Après la destitution de M. Morsi et le lancement d'une vague d'arrestations contre les Frères musulmans, l'armée a appelé à rejeter la «vengeance» et à oeuvrer pour «la réconciliation nationale», tandis que M. Mansour a exhorté sur la chaîne britannique Channel 4 à l'«unité», affirmant qu'il y avait eu «assez de divisions».

Embarrassé après le renversement du premier président démocratiquement élu d'Égypte même s'il était contesté par une grande partie du peuple, l'Occident a encore exprimé son inquiétude, Washington demandant au pouvoir de ne pas procéder à des «arrestations arbitraires» dans le camp islamiste.

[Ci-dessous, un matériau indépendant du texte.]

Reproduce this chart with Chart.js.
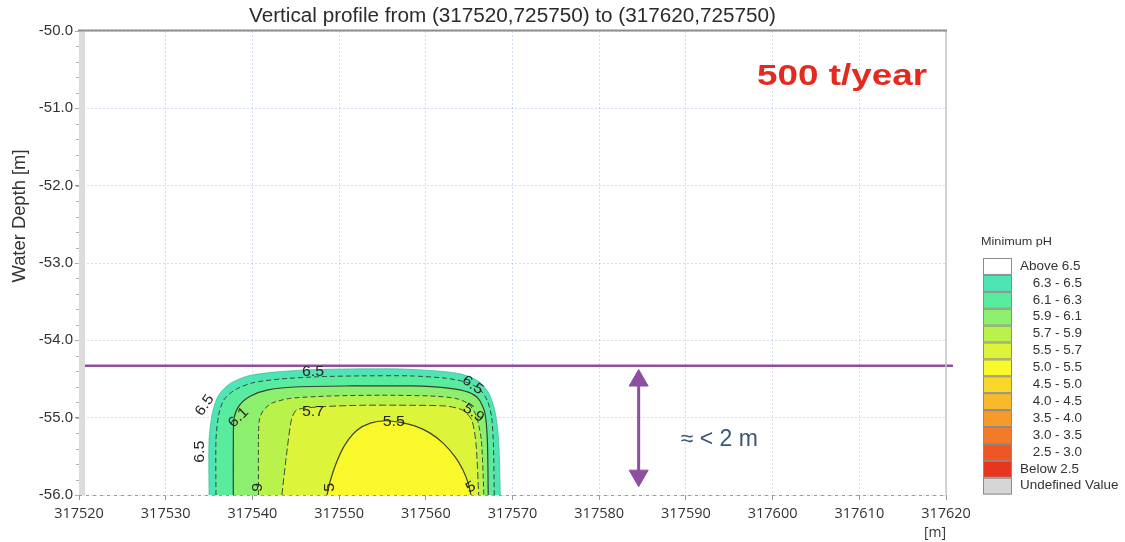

L'Union africaine a de son côté suspendu l'Égypte, en rejetant «toute prise illégale du pouvoir», une décision que le ministère des Affaires étrangères égyptien a dit regretter «profondément».

La mise à l'écart de M. Morsi a été annoncée par son ministre de la Défense et chef de l'armée, le général Abdel Fattah al-Sissi, nouvel homme fort du pays, après des manifestations d'une ampleur inédite réclamant sa chute.

«Éviter la guerre civile»

Le coup de l'armée, soutenu par une grande partie de la population, par l'opposition et par de hauts responsables religieux, ouvre la voie à une nouvelle et délicate période de transition dans le plus peuplé des pays arabes, près de deux ans et demi après la chute de Hosni Moubarak en février 2011.

Pour le représentant de l'opposition Mohamed ElBaradei, l'intervention de l'armée pour faire partir M. Morsi a été une «mesure douloureuse» mais nécessaire pour «éviter une guerre civile» et ne signifie pas que les militaires prennent le pouvoir.

La feuille de route sur la transition politique, rédigée par l'armée et négociée avec l'opposition et les principaux dignitaires religieux musulmans et chrétiens du pays, prévoit un cabinet «doté de pleins pouvoirs».